Step 5: Finish my shift. Have the rest of the afternoon off to finger the glossy, unread magazine back issues languishing on my coffee table. Spend most of my time tending to the Internet.

Step 6: Rinse and repeat.

This is the cutthroat Ivy League? The closest it gets is when Green Print runs out of paper and people bitch viciously. I know your paper is due in your 2A and it started 5 minutes ago. That sucks, dude. I swear I'm not hoarding paper back here just to be an asshole and make your grade worse.

But that's tame. That's nothing. Truthfully, I'm not even taking classes. You might be thinking that I'm totally exempt from any discussion of competition because I'm not in the thick of it. At first I thought so too.

After giving it some observation, however, I don't think my off-term situation is that unusual. If you take a quick survey of your friends, you quickly realize that I'm one of many students "off" and not taking classes. Thanks to the D-Plan, Dartmouth students have a degree of flexibility that's unheard of at other schools. We're given the opportunity to dodge the usual summer internship racket that's unavoidable elsewhere. Not to mention the luxury of having only taking three classes a term, or two if you're in the mood.

Let me be clear non-competitive and apathetic are not the same. Do we sit on our hands all day ignoring our school work? I suppose I do because I don't have any, but for most people that's obviously not the case. Are grad schools and jobs and off-term internships at the forefront of many people's minds? For sure. Competition in a strict sense exists at Dartmouth, as it does anywhere where there's more than one person present.

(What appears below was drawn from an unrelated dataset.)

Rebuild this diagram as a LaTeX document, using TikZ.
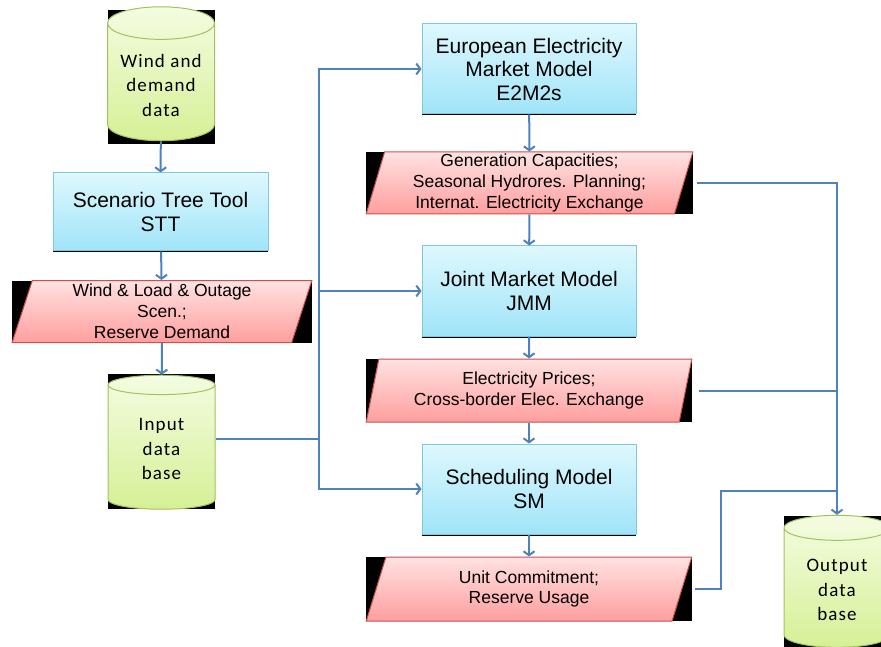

Asking if Dartmouth is simply competitive really tells us nothing even kindergarten playpens are competitive about which kiddo can eat the most crayons. In relative terms the terms that matter Dartmouth is not a competitive school.

Students compete against the depersonalized median, they compete against nebulous opponents who stand in their way to get the best jobs, but when one student asks a friend for notes, help is there.

We're not out to cut each other's throats. More than most, Dartmouth students are supportive and have each others' backs. It's not a competition between me and my friends, but me and the system. I can deal with that.